• _Data shown_
######
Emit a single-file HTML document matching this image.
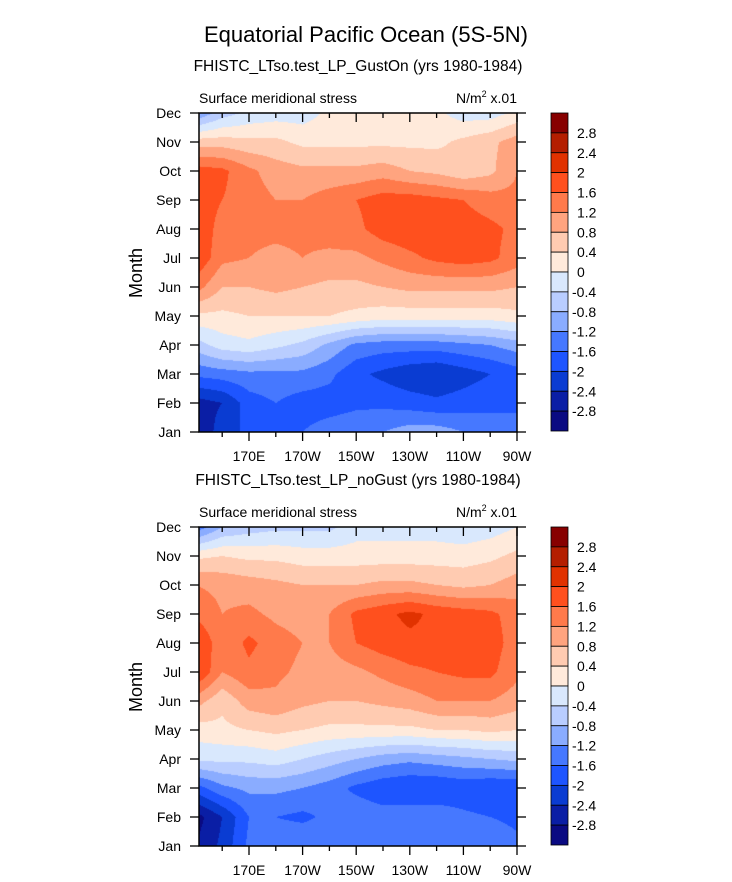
######
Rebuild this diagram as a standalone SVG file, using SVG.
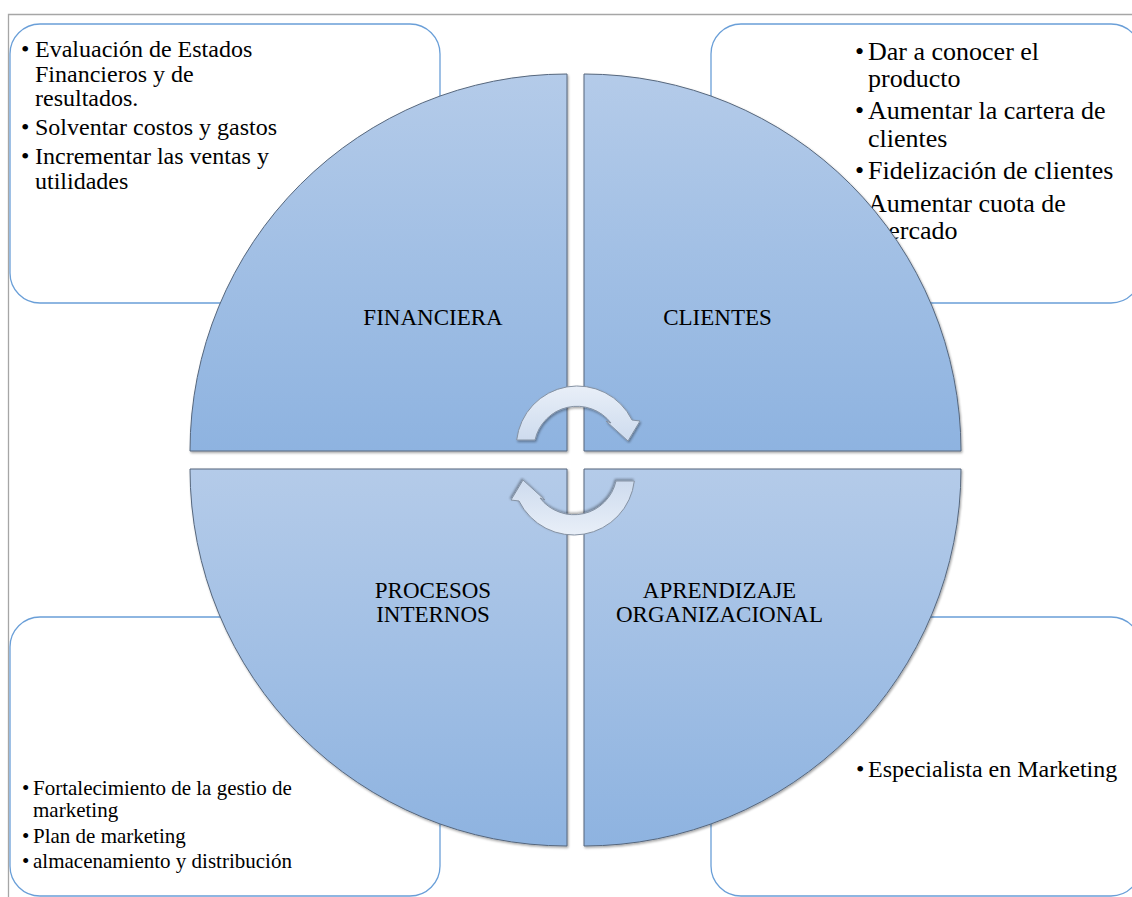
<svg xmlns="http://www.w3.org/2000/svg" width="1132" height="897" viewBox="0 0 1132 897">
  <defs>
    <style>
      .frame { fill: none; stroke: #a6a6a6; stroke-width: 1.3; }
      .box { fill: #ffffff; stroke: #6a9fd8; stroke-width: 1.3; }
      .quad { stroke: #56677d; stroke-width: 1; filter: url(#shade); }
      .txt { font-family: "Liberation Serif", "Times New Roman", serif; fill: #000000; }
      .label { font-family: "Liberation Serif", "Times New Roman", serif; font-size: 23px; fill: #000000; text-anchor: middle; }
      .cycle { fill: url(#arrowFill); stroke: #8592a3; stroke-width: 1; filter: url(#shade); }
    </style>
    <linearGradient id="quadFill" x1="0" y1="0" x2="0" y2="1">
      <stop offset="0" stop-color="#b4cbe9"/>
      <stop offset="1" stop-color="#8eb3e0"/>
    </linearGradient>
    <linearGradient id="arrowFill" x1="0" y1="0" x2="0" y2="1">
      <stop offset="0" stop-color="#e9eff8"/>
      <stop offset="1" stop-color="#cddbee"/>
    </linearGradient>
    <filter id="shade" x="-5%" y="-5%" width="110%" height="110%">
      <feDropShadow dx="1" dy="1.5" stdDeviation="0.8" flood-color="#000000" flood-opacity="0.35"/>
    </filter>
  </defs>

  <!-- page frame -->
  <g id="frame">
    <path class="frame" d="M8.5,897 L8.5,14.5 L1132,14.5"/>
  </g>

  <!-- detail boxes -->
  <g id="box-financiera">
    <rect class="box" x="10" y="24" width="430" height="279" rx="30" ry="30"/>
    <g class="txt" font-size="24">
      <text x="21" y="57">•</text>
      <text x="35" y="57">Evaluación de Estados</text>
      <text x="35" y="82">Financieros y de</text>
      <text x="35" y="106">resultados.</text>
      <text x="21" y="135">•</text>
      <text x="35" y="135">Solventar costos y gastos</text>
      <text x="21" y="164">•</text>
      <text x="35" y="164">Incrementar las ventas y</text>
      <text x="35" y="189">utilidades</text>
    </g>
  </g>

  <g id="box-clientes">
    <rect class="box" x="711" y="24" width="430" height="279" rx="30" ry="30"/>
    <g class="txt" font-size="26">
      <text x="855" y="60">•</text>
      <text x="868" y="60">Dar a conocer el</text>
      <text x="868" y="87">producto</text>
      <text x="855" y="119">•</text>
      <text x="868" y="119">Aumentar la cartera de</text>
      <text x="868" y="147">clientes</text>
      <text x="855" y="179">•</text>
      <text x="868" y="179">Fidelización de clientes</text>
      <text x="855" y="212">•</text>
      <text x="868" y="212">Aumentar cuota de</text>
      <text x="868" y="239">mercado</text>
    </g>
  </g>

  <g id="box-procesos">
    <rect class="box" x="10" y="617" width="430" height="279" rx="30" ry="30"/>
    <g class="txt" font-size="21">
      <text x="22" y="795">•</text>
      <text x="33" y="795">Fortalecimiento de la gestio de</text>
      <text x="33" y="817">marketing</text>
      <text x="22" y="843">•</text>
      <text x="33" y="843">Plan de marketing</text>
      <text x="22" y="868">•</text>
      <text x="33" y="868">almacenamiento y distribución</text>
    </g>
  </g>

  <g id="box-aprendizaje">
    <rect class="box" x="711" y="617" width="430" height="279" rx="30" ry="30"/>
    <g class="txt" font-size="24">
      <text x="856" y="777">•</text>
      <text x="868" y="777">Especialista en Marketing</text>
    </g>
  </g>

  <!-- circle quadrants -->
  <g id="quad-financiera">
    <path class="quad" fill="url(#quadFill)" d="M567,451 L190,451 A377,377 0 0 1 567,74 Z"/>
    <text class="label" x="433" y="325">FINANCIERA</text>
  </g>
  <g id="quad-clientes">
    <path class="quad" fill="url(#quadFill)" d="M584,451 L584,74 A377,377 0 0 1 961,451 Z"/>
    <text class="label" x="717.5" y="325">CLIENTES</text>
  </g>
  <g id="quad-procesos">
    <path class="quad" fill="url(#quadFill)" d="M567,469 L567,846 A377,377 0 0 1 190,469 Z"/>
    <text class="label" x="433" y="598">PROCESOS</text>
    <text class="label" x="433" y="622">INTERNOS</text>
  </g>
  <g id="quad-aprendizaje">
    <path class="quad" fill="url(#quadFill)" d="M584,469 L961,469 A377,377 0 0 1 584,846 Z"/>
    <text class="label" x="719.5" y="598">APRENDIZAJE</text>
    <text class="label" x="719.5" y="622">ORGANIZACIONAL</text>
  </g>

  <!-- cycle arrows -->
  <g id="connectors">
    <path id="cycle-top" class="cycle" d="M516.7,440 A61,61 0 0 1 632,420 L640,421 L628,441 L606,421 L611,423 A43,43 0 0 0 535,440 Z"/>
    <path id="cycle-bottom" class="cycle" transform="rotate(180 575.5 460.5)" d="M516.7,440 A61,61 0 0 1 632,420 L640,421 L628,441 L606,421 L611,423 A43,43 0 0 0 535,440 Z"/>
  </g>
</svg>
######
• _Exercise aim_
Search the data for "file". Copy every matching line.

• _Reply_
Emit a single-file HTML document matching this image.
Rebuild this diagram as a standalone SVG file, using SVG.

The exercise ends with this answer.